Frequently Asked Questions

Q1: Can HTTP methods like `PUT` or `DELETE` be used for anything other than their intended purpose?

Yes. If not properly secured, they can be used to overwrite or delete critical application resources. Penetration testers actively look for endpoints where these methods are enabled without strict authorization.

Q2: How do I protect my application against Header Injection attacks?

Implement strict input validation on all incoming headers. Sanitize or reject any headers containing unexpected characters or patterns. Whitelist allowed headers and their expected formats.

Q3: Is it safe to reveal the `Server` or `X-Powered-By` header?

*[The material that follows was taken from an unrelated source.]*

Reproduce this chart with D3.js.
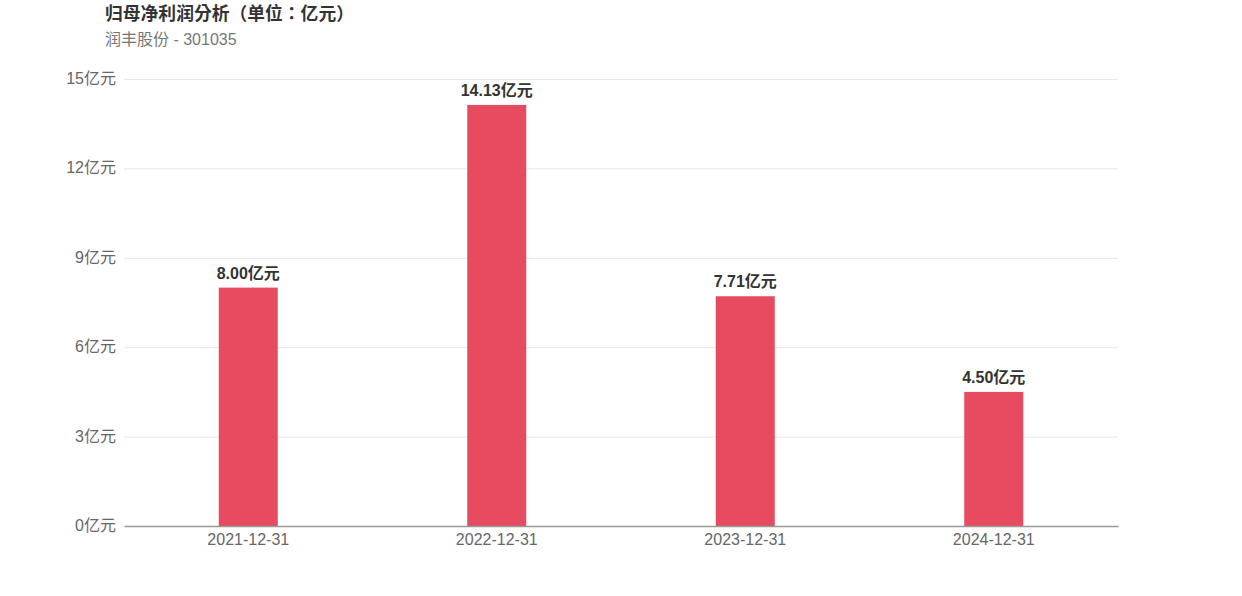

It's generally not recommended. While not a direct vulnerability, these headers provide attackers with valuable information about the technology stack, making it easier to find known exploits. Consider removing or obfuscating them.

Q4: What is the biggest threat related to HTTP methods and headers?

Misconfiguration combined with a lack of proper input validation and authorization checks. These seemingly small details are the cracks through which attackers often pour.

The Contract: Securing Your Web Attack Surface

You've peered into the heart of web communication, dissecting the verbs and whispers that govern interactions between clients and servers. The takeaway is clear: HTTP is not just a protocol; it's an attack surface. Your contract is to treat it with the respect—and suspicion—it deserves.

Your challenge: Choose a web application you frequently use (even a simple personal blog or a developer tool). Using your browser's developer tools, meticulously examine the HTTP requests and responses for the core functions. Identify at least three distinct HTTP headers being sent and received. For each header, hypothesize a potential security implication if it were mishandled by the server or if its value were manipulated. Document your findings. The digital world doesn't forgive ignorance; it exploits it.